Keep the list short, source from primary research, steelman your rivals, and never let a row exist without a takeaway. Then refresh it on a real cadence so it stays a map of the market instead of a fossil of last year’s market.
If you take one thing from this, take the two columns everyone skips: your edge and the takeaway. Fill those in honestly and a competitive analysis template stops being a spreadsheet you maintain and becomes the reason your team wins deals it would otherwise have lost. Start with three competitors this week, and write a verb in every takeaway box before you call it done.
Frequently Asked Questions
What is a competitive analysis template?
It is a reusable structure - usually a grid or document - that standardizes how you research and compare competitors across dimensions like pricing, features, positioning, and strengths. The point is consistency, so every competitor gets evaluated the same way.
What should a competitive analysis template include?
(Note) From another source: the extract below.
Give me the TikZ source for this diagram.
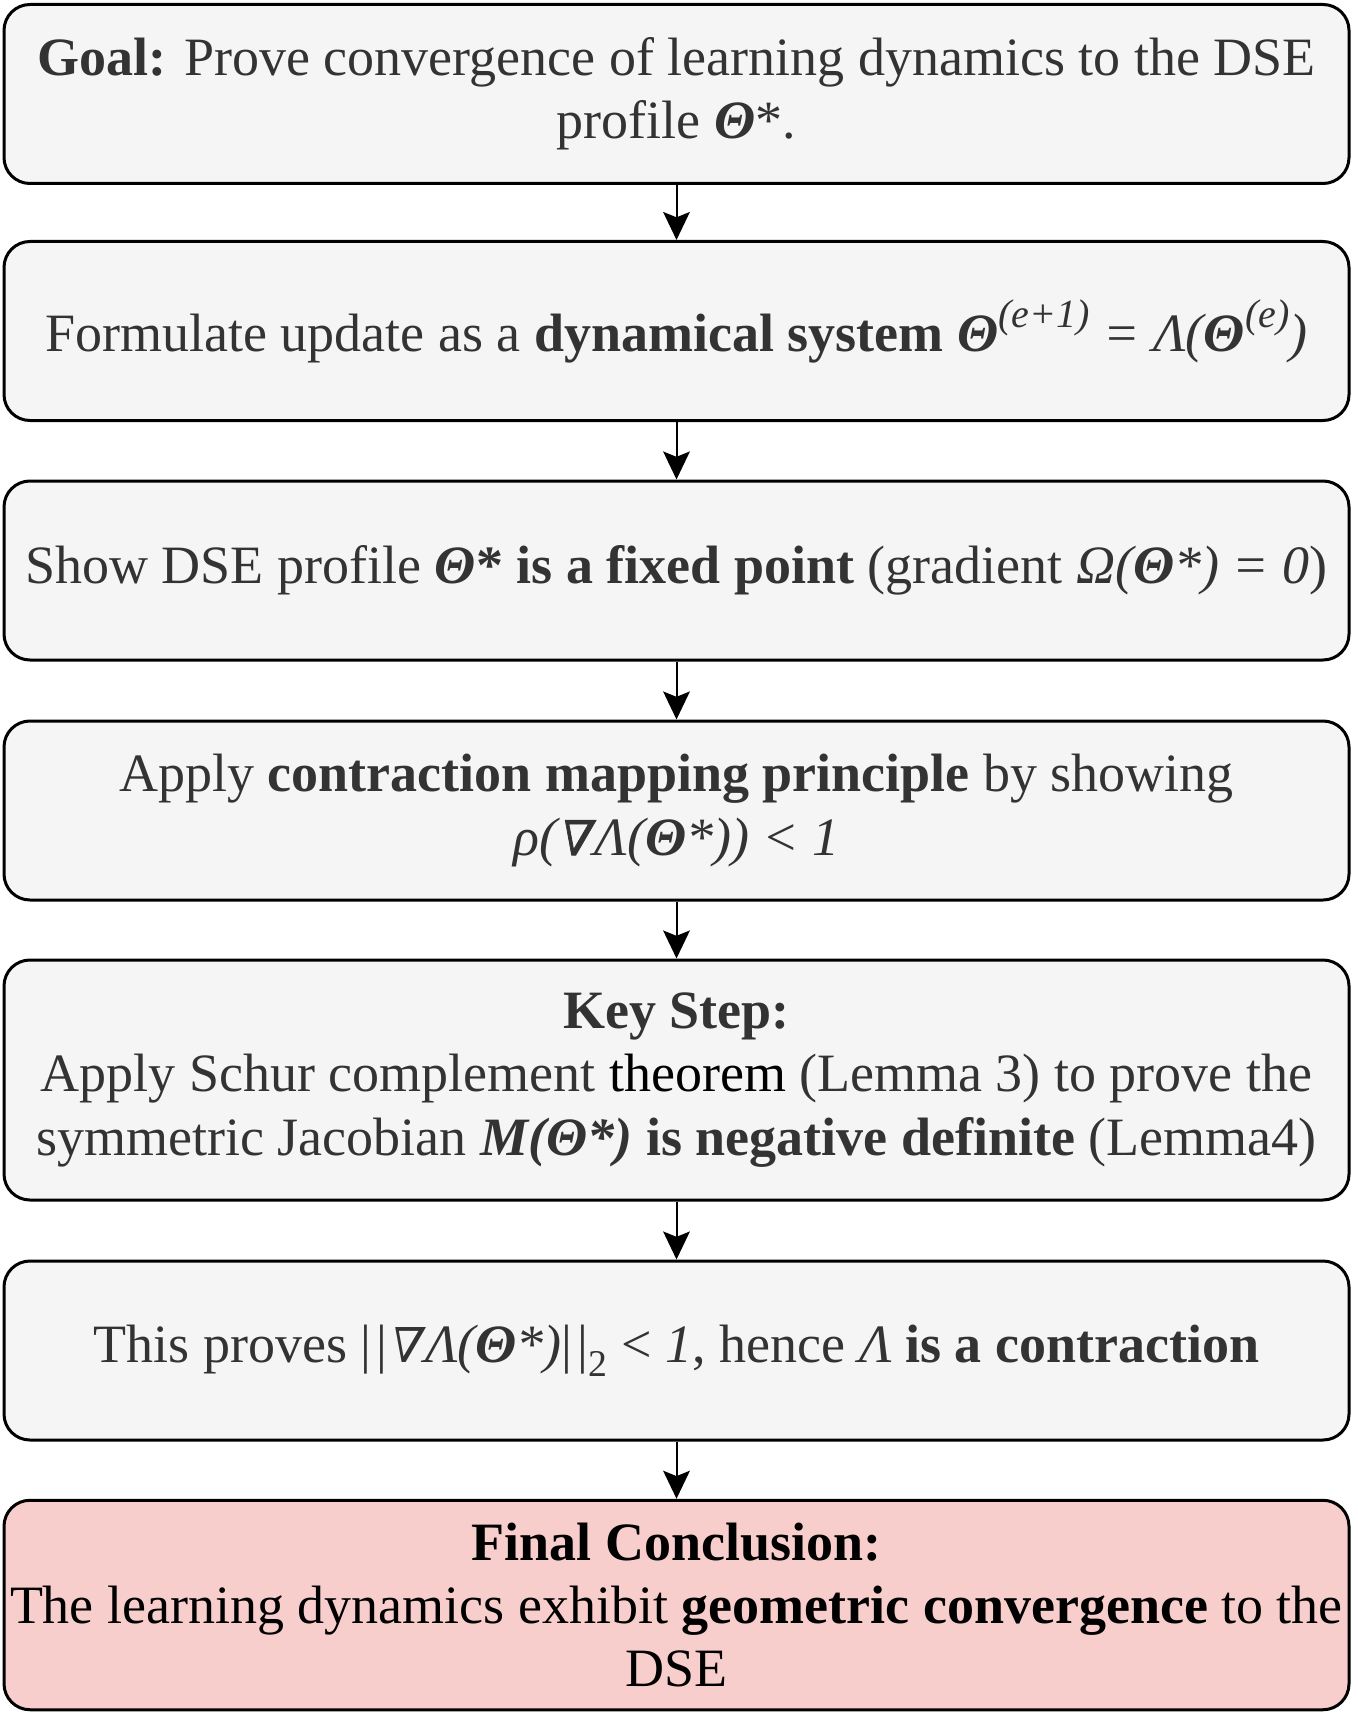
\documentclass[tikz,border=0pt]{standalone}
\usepackage{fontspec}
\setmainfont{Liberation Serif}
\newfontfamily\dvsit[FakeSlant=0.2]{DejaVu Serif}
\newfontfamily\dvsbit[FakeSlant=0.2,FakeBold=1.5]{DejaVu Serif}
\usetikzlibrary{arrows.meta}
\definecolor{boxgray}{HTML}{F5F5F5}
\definecolor{textgray}{HTML}{333333}
\definecolor{finalfill}{HTML}{F8CECC}
\newcommand\mainsize{\fontsize{40.5pt}{47.6pt}\selectfont}
\newcommand\bi[1]{\textbf{\textit{#1}}}
\newcommand\sups[1]{\raisebox{18pt}{\fontsize{30pt}{30pt}\selectfont #1}}
\newcommand\nablasym{{\dvsit\fontsize{36pt}{36pt}\selectfont ∇}\kern3pt}
\newcommand\nablabold{{\dvsbit\fontsize{36pt}{36pt}\selectfont ∇}\kern3pt}
\newcommand\dbar{|\kern4pt|}
\tikzset{
  box/.style={draw=black, line width=2.25pt, rounded corners=19.5pt, fill=boxgray,
    text=textgray, minimum width=1008.75pt, minimum height=134.25pt, align=center,
    font=\mainsize, inner sep=0pt},
  finalbox/.style={box, fill=finalfill, text=black},
  arr/.style={draw=black, line width=1.5pt, -{Stealth[length=21pt, width=20pt, inset=4pt]}}
}
\begin{document}
\begin{tikzpicture}[x=0.75pt, y=-0.75pt]
\useasboundingbox (0,0) rectangle (1358,1715);
\node[box] (b1) at (676.5,94) {\textbf{Goal:} Prove convergence of learning dynamics to the DSE\\ profile \bi{Θ}*.};
\node[box] (b2) at (676.5,331) {Formulate update as a \textbf{dynamical system} \textit{\textbf{Θ}\sups{(e+1)} = Λ(\textbf{Θ}\sups{(e)})}};
\node[box] (b3) at (676.5,570.5) {Show DSE profile \textbf{\textit{Θ}* is a fixed point} (gradient \textit{Ω(\textbf{Θ}*) = 0})};
\node[box] (b4) at (676.5,810.5) {Apply \textbf{contraction mapping principle} by showing\\ \textit{ρ(\nablabold Λ(\textbf{Θ}*)) < 1}};
\node[box, minimum height=180pt] (b5) at (676.5,1080) {\textbf{Key Step:}\\ Apply Schur complement \textcolor{black}{theorem} (Lemma 3) to prove the\\ symmetric Jacobian \bi{M(Θ*)} \textbf{is negative definite} (Lemma4)};
\node[box] (b6) at (676.5,1350.5) {This proves \dbar\textit{\nablasym Λ(\textbf{Θ}*)}\dbar\textsubscript{2} < \textit{1}, hence \textit{Λ} \textbf{is a contraction}};
\node[finalbox, minimum height=157.1pt] (b7) at (676.5,1605) {\textbf{Final Conclusion:}\\ The learning dynamics exhibit \textbf{geometric convergence} to the\\ DSE};
\draw[arr] (b1) -- (b2);
\draw[arr] (b2) -- (b3);
\draw[arr] (b3) -- (b4);
\draw[arr] (b4) -- (b5);
\draw[arr] (b5) -- (b6);
\draw[arr] (b6) -- (b7);
\end{tikzpicture}
\end{document}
At minimum: competitor names, target segment, pricing model, core features, positioning and messaging, strengths, weaknesses, and the single takeaway or action per competitor. Add proof points and objection handling if sales will use it.
How is a competitive analysis different from a battlecard?
A competitive analysis is the full research artifact built for strategy. A battlecard is the one-page, sales-facing distillation of it, focused on how to win a live deal against one named competitor.
How often should you update a competitive analysis?
Refresh it at least quarterly, and immediately whenever a competitor changes pricing, ships a major feature, rebrands, or enters a new segment. A stale template is worse than none because it creates false confidence.
Who owns the competitive analysis in a company?
Product marketing typically owns it, with input from sales, product, and customer success. PMM is best positioned because the work sits at the intersection of market, product, and messaging.